An implementation of hierarchical kmeans that uses mini-batches for increased efficiency for large datasets.
pip3 install hkmeans-minibatch
Have the .npy files all in one root feature directory to do kmeans over (they can be in subdirectories). Here is the usage:
$ python3 -m hkmeans_minibatch -h
usage: __main__.py [-h] -r ROOT_FEATURE_PATH -p FEATURES_PREFIX [-b BATCH_SIZE] -s SAVE_DIR -c CENTROID_DIR -hr HIERARCHIES -k CLUSTERS [-e EPOCHS]
optional arguments:
-h, --help show this help message and exit
-r ROOT_FEATURE_PATH, --root-feature_path ROOT_FEATURE_PATH
path to folder containing all the feature files
-p FEATURES_PREFIX, --features-prefix FEATURES_PREFIX
prefix that contains the desired files to read
-b BATCH_SIZE, --batch-size BATCH_SIZE
batch_size to use for the minibatch kmeans
-s SAVE_DIR, --save-dir SAVE_DIR
save directory for sorted hierarchical kmeans vectors
-c CENTROID_DIR, --centroid-dir CENTROID_DIR
directory to save the centroids in
-hr HIERARCHIES, --hierarchies HIERARCHIES
number of hierarchies to run the kmeans on
-k CLUSTERS, --clusters CLUSTERS
number of clusters for each part of the hierarchy
-e EPOCHS, --epochs EPOCHS
number of epochs to run the kmeans for each hierarchy
For optimal results have the batch size be larger than the number of vectors in each .npy file.

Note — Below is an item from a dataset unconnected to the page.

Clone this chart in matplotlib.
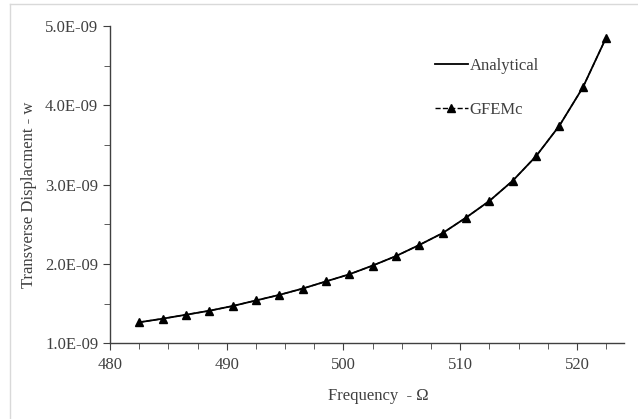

The features prefix is the common prefix of the .npy files to kmeans over. The save directory should be an empty directory, which the program will fill with sorted vectors and delete after it is finished. The centroid directory should be an empty directory where all the centroids will be stored. Note that the centroids will be stored in separate files in the centroid directory.